■ SOURCE MATERIAL ■
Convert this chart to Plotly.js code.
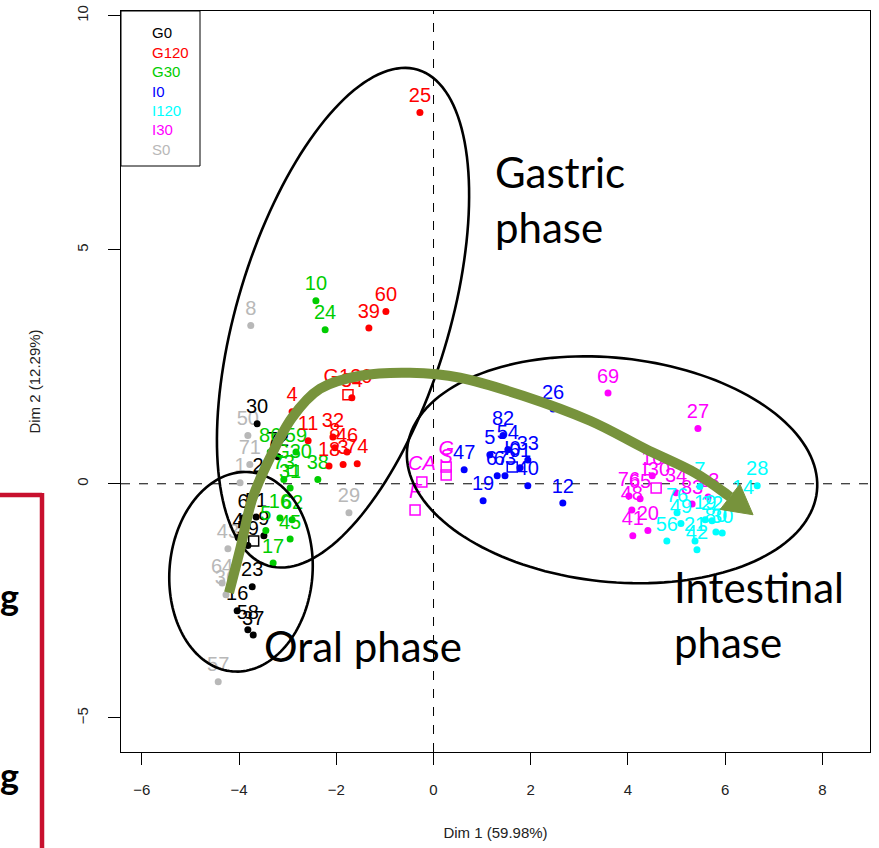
<!DOCTYPE html>
<html><head><meta charset="utf-8">
<script src="https://cdn.plot.ly/plotly-3.0.1.min.js"></script>
<style>html,body{margin:0;padding:0;background:#fff;}#chart{width:879px;height:848px;}</style>
</head><body><div id="chart"></div>
<script>
// ---- groups / legend ----
const groups = ['G0','G120','G30','I0','I120','I30','S0'];
const groupColors = ['#000000','#FF0000','#00CD00','#0000FF','#00FFFF','#FF00FF','#B8B8B8'];

// ---- individuals (Dim 1, Dim 2) per group ----
const g0Labels = ['30','2','72','6','51','4','9','59','23','16','58','37'];
const g0X = [-3.63,-3.61,-3.20,-3.92,-3.65,-4.02,-3.49,-3.82,-3.73,-4.04,-3.82,-3.71];
const g0Y = [1.28,0.02,0.58,-0.73,-0.71,-1.15,-1.11,-1.32,-2.20,-2.71,-3.12,-3.23];

const g120Labels = ['25','60','39','34','4','11','32','8','46','18','3','74'];
const g120X = [-0.28,-0.98,-1.33,-1.68,-2.91,-2.58,-2.07,-2.03,-1.78,-2.15,-1.86,-1.57];
const g120Y = [7.93,3.68,3.33,1.84,1.54,0.92,1.00,0.77,0.68,0.38,0.41,0.43];

const g30Labels = ['10','24','86','59','73','31','38','16','62','5','45','17'];
const g30X = [-2.42,-2.23,-3.36,-2.83,-3.08,-2.95,-2.38,-3.16,-2.91,-3.45,-2.95,-3.30];
const g30Y = [3.91,3.29,0.68,0.68,0.09,-0.09,0.09,-0.73,-0.77,-1.00,-1.18,-1.69];

const i0Labels = ['26','82','54','5','33','47','67','63','61','40','19','12'];
const i0X = [2.46,1.43,1.53,1.16,1.94,0.63,1.31,1.47,1.78,1.94,1.02,2.66];
const i0Y = [1.60,1.03,0.73,0.62,0.51,0.30,0.17,0.17,0.34,-0.04,-0.36,-0.41];

const i120Labels = ['28','14','7','76','49','56','21','42','19','22','80','30'];
const i120X = [6.66,6.37,5.48,5.01,5.09,4.80,5.38,5.42,5.59,5.73,5.81,5.94];
const i120Y = [-0.04,-0.43,-0.06,-0.62,-0.85,-1.22,-1.22,-1.41,-0.77,-0.79,-1.03,-1.05];

const i30Labels = ['69','27','76','65','48','41','20','10','34','83','13'];
const i30X = [3.59,5.44,4.02,4.25,4.08,4.10,4.41,4.50,4.99,5.32,5.65];
const i30Y = [1.94,1.18,-0.26,-0.32,-0.56,-1.11,-1.00,0.17,-0.19,-0.43,-0.28];

const s0Labels = ['8','50','71','1','43','64','36','57','29'];
const s0X = [-3.76,-3.82,-3.78,-3.98,-4.23,-4.35,-4.27,-4.43,-1.74];
const s0Y = [3.38,1.03,0.41,0.02,-1.39,-2.12,-2.37,-4.23,-0.62];

// ---- supplementary categories (squares) ----
const supLabels = ['G120','G30','I0','I30','','<i>CA</i>','<i>F</i>','<i>G</i>','<i>S</i>'];
const supGroup  = [1,2,3,5,0,5,5,5,5];
const supX = [-1.76,-2.89,1.62,4.58,-3.70,-0.24,-0.38,0.26,0.26];
const supY = [1.90,0.28,0.36,-0.09,-1.22,0.04,-0.56,0.36,0.19];

// ---- overlay annotations (slide drawing) ----
const ellipseCenterX = [-1.862,-3.961,3.673];
const ellipseCenterY = [3.547,-1.880,0.299];
const ellipseHalfW = [106,71.5,206];
const ellipseHalfH = [259,100,112];
const ellipseTilt = [16.8,5,6];
const arrowX = [-4.208,-3.981,-3.735,-3.364,-2.912,-2.336,-1.512,-0.484,0.545,1.842,3.220,4.352,5.381,6.101];
const arrowY = [-2.329,-1.410,-0.342,0.556,1.410,2.030,2.308,2.372,2.265,1.880,1.346,0.748,0.235,-0.278];
const arrowTip = [6.574,-0.662];
const phaseText = ['Gastric<br>phase','Intestinal<br>phase','Oral phase'];
const phaseX = [1.22,4.91,-3.53];
const phaseY = [6.08,-2.80,-3.47];

const X_RANGE = [-6.43, 8.98];
const Y_RANGE = [-5.73, 10.1];
const W = 879, H = 848, ML = 121, MR = 9, MT = 11, MB = 96;
const PW = W - ML - MR, PH = H - MT - MB;
const kx = PW / (X_RANGE[1] - X_RANGE[0]);
const ky = PH / (Y_RANGE[1] - Y_RANGE[0]);

const FONT = 'Liberation Sans, Arial, sans-serif';

function groupTrace(x, y, labels, gi) {
  return {
    type: 'scatter', mode: 'markers+text', x: x, y: y, text: labels,
    textposition: 'top center', cliponaxis: false,
    textfont: {family: FONT, size: 20, color: groupColors[gi]},
    marker: {size: 7, color: groupColors[gi]}, hoverinfo: 'text', name: groups[gi]
  };
}

const traces = [
  groupTrace(s0X, s0Y, s0Labels, 6),
  groupTrace(g0X, g0Y, g0Labels, 0),
  groupTrace(g30X, g30Y, g30Labels, 2),
  groupTrace(g120X, g120Y, g120Labels, 1),
  groupTrace(i0X, i0Y, i0Labels, 3),
  groupTrace(i30X, i30Y, i30Labels, 5),
  groupTrace(i120X, i120Y, i120Labels, 4),
  {
    type: 'scatter', mode: 'markers+text', x: supX, y: supY, text: supLabels,
    textposition: 'top center',
    textfont: {family: FONT, size: 20, color: supGroup.map(g => groupColors[g])},
    marker: {symbol: 'square-open', size: 10, line: {width: 1.5}, color: supGroup.map(g => groupColors[g])},
    hoverinfo: 'text'
  }
];

function ellipsePath(cx, cy, ah, av, deg) {
  const phi = deg * Math.PI / 180;
  let d = '';
  for (let i = 0; i <= 160; i++) {
    const t = 2 * Math.PI * i / 160;
    const lx = ah * Math.cos(t), ly = av * Math.sin(t);
    const px = lx * Math.cos(phi) - ly * Math.sin(phi);
    const py = lx * Math.sin(phi) + ly * Math.cos(phi);
    d += (i ? 'L' : 'M') + (cx + px / kx).toFixed(4) + ',' + (cy - py / ky).toFixed(4);
  }
  return d + 'Z';
}

function splinePath(xs, ys) {
  let d = 'M' + xs[0] + ',' + ys[0];
  const n = xs.length;
  for (let i = 0; i < n - 1; i++) {
    const x0 = xs[Math.max(i - 1, 0)], y0 = ys[Math.max(i - 1, 0)];
    const x1 = xs[i], y1 = ys[i], x2 = xs[i + 1], y2 = ys[i + 1];
    const x3 = xs[Math.min(i + 2, n - 1)], y3 = ys[Math.min(i + 2, n - 1)];
    const c1x = x1 + (x2 - x0) / 6, c1y = y1 + (y2 - y0) / 6;
    const c2x = x2 - (x3 - x1) / 6, c2y = y2 - (y3 - y1) / 6;
    d += 'C' + c1x.toFixed(4) + ',' + c1y.toFixed(4) + ' ' + c2x.toFixed(4) + ',' + c2y.toFixed(4) + ' ' + x2.toFixed(4) + ',' + y2.toFixed(4);
  }
  return d;
}

function headPath(bx, by, tx, ty, halfW) {
  const dxp = (tx - bx) * kx, dyp = -(ty - by) * ky;
  const len = Math.hypot(dxp, dyp);
  const ux = -dyp / len * halfW, uy = dxp / len * halfW; // perpendicular in px
  const ax = bx + ux / kx, ay = by - uy / ky;
  const cx = bx - ux / kx, cy = by + uy / ky;
  return 'M' + ax + ',' + ay + 'L' + tx + ',' + ty + 'L' + cx + ',' + cy + 'Z';
}

const shapes = [];
// reference dashed lines
shapes.push({type: 'line', xref: 'x', yref: 'paper', x0: 0, x1: 0, y0: 0, y1: 1, line: {color: '#000', width: 1, dash: 'dash'}, layer: 'below'});
shapes.push({type: 'line', xref: 'paper', yref: 'y', x0: 0, x1: 1, y0: 0, y1: 0, line: {color: '#000', width: 1, dash: 'dash'}, layer: 'below'});
// ellipses
for (let i = 0; i < ellipseCenterX.length; i++) {
  shapes.push({type: 'path', xref: 'x', yref: 'y', path: ellipsePath(ellipseCenterX[i], ellipseCenterY[i], ellipseHalfW[i], ellipseHalfH[i], ellipseTilt[i]), line: {color: '#000', width: 2.6}});
}
// arrow
shapes.push({type: 'path', xref: 'x', yref: 'y', path: splinePath(arrowX, arrowY), line: {color: '#77933C', width: 10}});
shapes.push({type: 'path', xref: 'x', yref: 'y', path: headPath(arrowX[arrowX.length - 1], arrowY[arrowY.length - 1], arrowTip[0], arrowTip[1], 16), fillcolor: '#77933C', line: {color: '#77933C', width: 1}});
// legend box
const legTop = 1, legBottom = (H - MB - 166) / PH, legRight = (200 - ML) / PW;
shapes.push({type: 'rect', xref: 'paper', yref: 'paper', x0: 0, x1: legRight, y0: legBottom, y1: legTop, line: {color: '#000', width: 1}, fillcolor: 'rgba(0,0,0,0)'});
// red slide frame at left edge
const px2x = px => (px - ML) / PW, py2y = py => (H - MB - py) / PH;
shapes.push({type: 'line', xref: 'paper', yref: 'paper', x0: px2x(-6), x1: px2x(42), y0: py2y(495), y1: py2y(495), line: {color: '#C8102E', width: 4.5}});
shapes.push({type: 'line', xref: 'paper', yref: 'paper', x0: px2x(42), x1: px2x(42), y0: py2y(493), y1: py2y(852), line: {color: '#C8102E', width: 4.5}});

const annotations = [];
groups.forEach((g, i) => {
  annotations.push({xref: 'paper', yref: 'paper', x: px2x(150), y: py2y(33 + 19.4 * i), text: g, showarrow: false, xanchor: 'left', yanchor: 'middle', font: {family: FONT, size: 15, color: groupColors[i]}});
});
phaseText.forEach((t, i) => {
  annotations.push({xref: 'x', yref: 'y', x: phaseX[i], y: phaseY[i], text: t, showarrow: false, xanchor: 'left', yanchor: 'middle', align: 'left', font: {family: 'Lato, Liberation Sans, sans-serif', size: 42, color: '#000'}});
});
annotations.push({xref: 'paper', yref: 'paper', x: px2x(21), y: py2y(596), text: '<b>g</b>', showarrow: false, xanchor: 'right', yanchor: 'middle', font: {family: 'Lato, sans-serif', size: 36, color: '#000'}});
annotations.push({xref: 'paper', yref: 'paper', x: px2x(21), y: py2y(775), text: '<b>g</b>', showarrow: false, xanchor: 'right', yanchor: 'middle', font: {family: 'Lato, sans-serif', size: 36, color: '#000'}});

const axisCommon = {
  showgrid: false, zeroline: false, showline: true, mirror: true, linecolor: '#000', linewidth: 1,
  ticks: 'outside', ticklen: 12, tickcolor: '#000', tickwidth: 1,
  tickfont: {family: FONT, size: 15, color: '#222'}
};

const layout = {
  width: W, height: H, margin: {l: ML, r: MR, t: MT, b: MB, pad: 0},
  paper_bgcolor: '#fff', plot_bgcolor: '#fff', showlegend: false,
  font: {family: FONT},
  xaxis: Object.assign({}, axisCommon, {range: X_RANGE, tickvals: [-6,-4,-2,0,2,4,6,8], ticklabelstandoff: 12,
    title: {text: 'Dim 1 (59.98%)', font: {family: FONT, size: 15, color: '#222'}, standoff: 30}}),
  yaxis: Object.assign({}, axisCommon, {range: Y_RANGE, tickvals: [-5,0,5,10], tickangle: -90, ticklabelstandoff: 14,
    title: {text: 'Dim 2 (12.29%)', font: {family: FONT, size: 15, color: '#222'}, standoff: 29}}),
  shapes: shapes, annotations: annotations
};

Plotly.newPlot('chart', traces, layout, {displayModeBar: false, staticPlot: true});
</script></body></html>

■ TASK DETAILS ■
From the data above, copy each line that has the string "chart".

■ EXERCISE SOLUTION ■
Convert this chart to Plotly.js code.
<style>html,body{margin:0;padding:0;background:#fff;}#chart{width:879px;height:848px;}</style>
</head><body><div id="chart"></div>
Plotly.newPlot('chart', traces, layout, {displayModeBar: false, staticPlot: true});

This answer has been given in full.